Step 4 of the migration in docs/gpu-orchestration.md — extract the
scheduler — following #143 (edge table), #144 (engine unification), and
#148 (resource pools). One module now owns GPU orchestration: stream
creation, pipeline depth, which stages run for the active configuration,
and degraded schedules.

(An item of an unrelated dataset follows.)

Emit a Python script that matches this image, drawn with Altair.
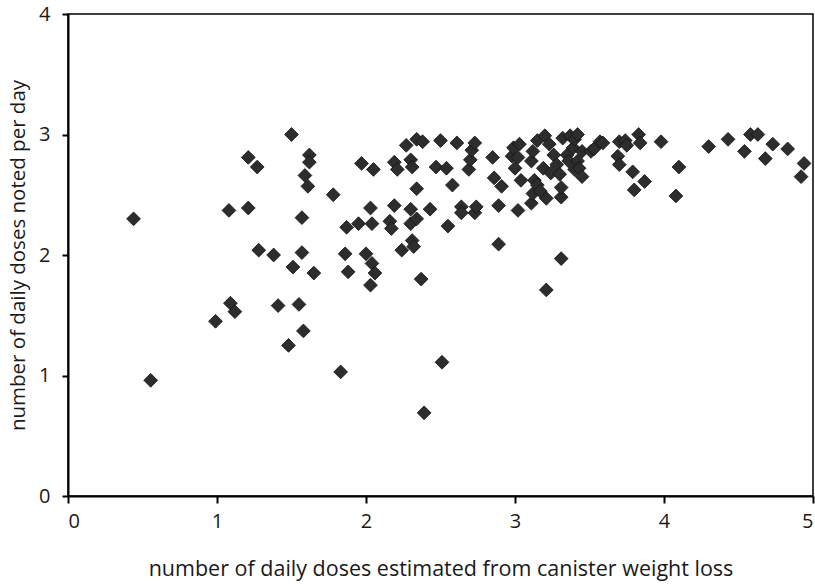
import altair as alt
import pandas as pd

# canister-based estimate of daily doses (x) vs doses noted in diary (y)
estimated = [
    0.44, 0.555, 0.99, 1.08, 1.09, 1.12, 1.21, 1.21, 1.27, 1.28, 1.38, 1.41,
    1.48, 1.50, 1.51, 1.55, 1.57, 1.57, 1.58, 1.59, 1.61, 1.62, 1.62, 1.65,
    1.78, 1.83, 1.86, 1.87, 1.88, 1.95, 1.97, 2.00, 2.03, 2.03, 2.04, 2.04,
    2.05, 2.06, 2.16, 2.17, 2.19, 2.19, 2.21, 2.24, 2.27, 2.30, 2.30, 2.30,
    2.31, 2.31, 2.32, 2.34, 2.34, 2.34, 2.37, 2.38, 2.39, 2.43, 2.47, 2.50,
    2.51, 2.54, 2.55, 2.58, 2.61, 2.64, 2.64, 2.69, 2.70, 2.71, 2.73, 2.73,
    2.74, 2.85, 2.86, 2.89, 2.89, 2.91, 2.98, 2.99, 3.00, 3.02, 3.02, 3.03,
    3.04, 3.11, 3.11, 3.12, 3.12, 3.13, 3.15, 3.15, 3.17, 3.19, 3.20, 3.21,
    3.21, 3.23, 3.24, 3.26, 3.28, 3.30, 3.31, 3.31, 3.31, 3.32, 3.35, 3.36,
    3.37, 3.39, 3.40, 3.40, 3.42, 3.42, 3.43, 3.45, 3.45, 3.51, 3.53, 3.57,
    3.59, 3.69, 3.70, 3.70, 3.74, 3.75, 3.79, 3.80, 3.83, 3.84, 3.87, 3.98,
    4.08, 4.10, 4.30, 4.43, 4.54, 4.58, 4.63, 4.68, 4.73, 4.83, 4.92, 4.94,
]
noted = [
    2.30, 0.96, 1.45, 2.37, 1.60, 1.53, 2.81, 2.39, 2.73, 2.04, 2.00, 1.58,
    1.25, 3.00, 1.90, 1.59, 2.31, 2.02, 1.37, 2.66, 2.57, 2.83, 2.77, 1.85,
    2.50, 1.03, 2.01, 2.23, 1.86, 2.26, 2.76, 2.01, 2.39, 1.75, 2.26, 1.93,
    2.71, 1.85, 2.28, 2.22, 2.77, 2.41, 2.71, 2.04, 2.91, 2.79, 2.38, 2.26,
    2.73, 2.12, 2.07, 2.96, 2.55, 2.30, 1.80, 2.94, 0.69, 2.38, 2.73, 2.95,
    1.11, 2.72, 2.24, 2.58, 2.93, 2.40, 2.35, 2.71, 2.79, 2.87, 2.93, 2.35,
    2.40, 2.81, 2.64, 2.41, 2.09, 2.57, 2.82, 2.89, 2.72, 2.81, 2.37, 2.92,
    2.62, 2.78, 2.43, 2.86, 2.51, 2.62, 2.95, 2.58, 2.53, 2.72, 2.99, 2.47,
    1.71, 2.92, 2.68, 2.83, 2.75, 2.67, 2.48, 1.97, 2.56, 2.97, 2.83, 2.78,
    2.99, 2.89, 2.96, 2.71, 3.00, 2.78, 2.72, 2.86, 2.65, 2.86, 2.88, 2.94,
    2.93, 2.82, 2.94, 2.75, 2.95, 2.91, 2.69, 2.54, 3.00, 2.93, 2.61, 2.94,
    2.49, 2.73, 2.90, 2.96, 2.86, 3.00, 3.00, 2.80, 2.92, 2.88, 2.65, 2.76,
]

x_ticks = [0, 1, 2, 3, 4, 5]
y_ticks = [0, 1, 2, 3, 4]

df = pd.DataFrame({"estimated": estimated, "noted": noted})

FONT = "Open Sans"

chart = (
    alt.Chart(df)
    .mark_point(shape="diamond", filled=True, size=190, color="#2d2d2d",
                stroke="#111111", strokeWidth=0.8, opacity=1)
    .encode(
        x=alt.X(
            "estimated:Q",
            scale=alt.Scale(domain=[0, 5], nice=False, zero=True),
            axis=alt.Axis(
                values=x_ticks,
                title="number of daily doses estimated from canister weight loss",
                titleFontSize=21.5,
                format="d",
                grid=False,
                domainColor="black",
                domainWidth=2,
                tickColor="black",
                tickWidth=2,
                tickSize=7,
                labelPadding=8,
                titlePadding=27,
            ),
        ),
        y=alt.Y(
            "noted:Q",
            scale=alt.Scale(domain=[0, 4], nice=False),
            axis=alt.Axis(
                values=y_ticks,
                title="number of daily doses noted per day",
                titleFontSize=20.5,
                format="d",
                grid=False,
                domainColor="black",
                domainWidth=2,
                tickColor="black",
                tickWidth=2,
                tickSize=6,
                labelPadding=12,
                titlePadding=10,
            ),
        ),
    )
    .properties(
        width=745,
        height=482,
        padding={"left": 68, "top": 14, "right": 2, "bottom": 92},
        autosize=alt.AutoSizeParams(type="none"),
    )
    .configure_view(stroke="black", strokeWidth=1.5)
    .configure_axis(
        labelFont=FONT,
        titleFont=FONT,
        labelFontSize=20,
        titleFontWeight="normal",
        labelColor="#1a1a1a",
        titleColor="#1a1a1a",
    )
)

chart.save("out.html", embed_options={"renderer": "svg", "actions": False})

Stages are payload only.

What

src/gpu/schedule.{h,c} (170 + ~620 lines):

All five CUDA streams created in one place (gpu_streams), including
the drain stream with its deadlock constraint documented at the
declaration (drain-time copies must not share the d2h stream — by drain
time it can hold the next kick's AGG_DONE wait, parked behind the tail
gate until this very drain publishes).
Pipeline depth as an enum, selected once per array by
schedule_select():
- SCHEDULE_PIPELINED — depth 2; drain a slot only when about to refill
  it.
- SCHEDULE_DRAIN_BEFORE_KICK — depth 1; page-aligned tail state without
  a working gate cannot be ordered device-side.
- SCHEDULE_DRAIN_AFTER_KICK — depth 1; multiarray, whose immediate
  drains host-order the tail uploads.
  The other dependency-shape selections live with it: lod_active (second
  producer edge into the chunk pool) selected at bind; passthrough-vs-
  compressed rides each batch's handoff; the per-batch tail-gate arm
  predicate is inside the kick schedule.
Slot bookkeeping: flush_pipeline + batch_state + pools.current
- sync_flush collapse into gpu_scheduler (3-field schedule_slot ×2,
  fill index, depth). stream.flush.{c,h} is deleted (474 lines); its
  LOD payload moved to lod_emit_partial_append in the lod stage.
Acquire/release lifted out of stages. schedule_compress_agg_kick /
schedule_d2h_kick / schedule_d2h_drain place every cross-stage
acquire, release, tail-gate arm, and publish around the stages' payload
phases (compress_agg: prepare/compress/aggregate/fill_handoff; d2h:
kick/drain_copy/drain_sink/update_metadata) — in the exact original
stream order. flush.d2h_deliver.c now contains zero pool/edge calls.
Four gpu_pool_at host-ordered sites became schedule-owned; the
remaining ones are ingest-internal (step 5's territory) or documented
host-ordered wiring.
Ingest staging is deliberately untouched: its acquires order its own
double buffer, not cross-stage shape, and step 5 rebuilds that path.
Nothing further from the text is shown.